On New Years Day of this year, Alexander Green, Chief Investment Strategist of The Oxford Club, wrote an article giving equity investors advise on earning higher returns this year, regardless of the market’s performance. His advise comes in the form of three steps: save more, cut your investment costs and rebalance your portfolio.

The first step, save more, means being sure that you’re putting as much money aside as possible for the future. Individuals who are having a hard time finding money to save may be able to stretch their dollars by cutting unnecessary expenses and living below their means. Almost half of Americans have saved less than $25,000 for retirement, and 25% of Americans have put less than $1,000 aside. One of the few ways to make sure you’re living comfortably once retired is to save as much as you can now.

The second is cut your investment costs. Green says that in the case of investment advisers you don’t necessarily get what you pay for-it is actually the opposite. The higher your investment fees, the less money you make.

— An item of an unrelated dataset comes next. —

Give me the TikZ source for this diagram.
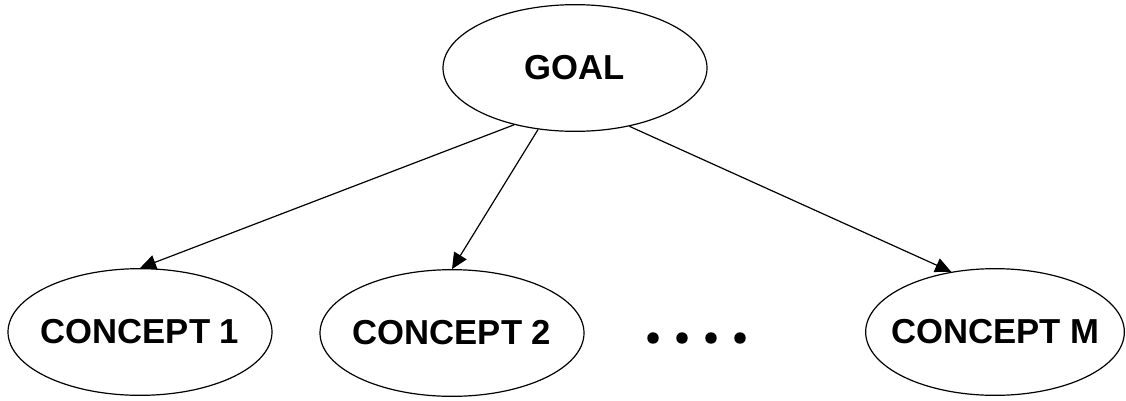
\documentclass[tikz,border=0pt]{standalone}
\usepackage{fontspec}
\setmainfont{Liberation Sans}
\usetikzlibrary{shapes.geometric,arrows.meta}
\begin{document}
\begin{tikzpicture}[x=0.75pt,y=-0.75pt,
  concept/.style={ellipse,draw,line width=0.9pt,inner sep=0pt,
    minimum width=198pt,minimum height=95pt,
    font=\fontsize{26}{30}\selectfont\bfseries},
  link/.style={line width=0.9pt,-{Triangle[length=12pt,width=11pt]}}]
  \useasboundingbox (0,0) rectangle (1126,400);
  % the label is boxed at zero width so the ellipse keeps its set size
  \node[concept] (goal) at (575,68) {\makebox[0pt]{GOAL}};
  \node[concept] (c1) at (140,332) {\makebox[0pt]{CONCEPT 1}};
  \node[concept] (c2) at (452,333) {\makebox[0pt]{CONCEPT 2}};
  \node[concept,minimum width=194pt] (cm) at (995,332) {\makebox[0pt]{CONCEPT M}};
  % ellipsis between the second and the last concept
  \foreach \x in {653,682,711,740} \fill (\x,338) circle (4.3pt);
  \draw[link] (goal.223) -- (c1.north);
  \draw[link] (goal.239) -- (c2.north);
  \draw[link] (goal.313) -- (cm.126);
\end{tikzpicture}
\end{document}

The third and last piece of advise given is rebalance your portfolio. In order to rebalance a portfolio, you should sell the investments that have made the most money and reinvest the proceeds into investment asset classes that have not shown much growth. By selling high and buying low you not only reduce your risk but add to your long-term returns as well. Members of The Oxford Club use a variety of investment strategies to create tax-smart portfolios without taking on a high amount of risk.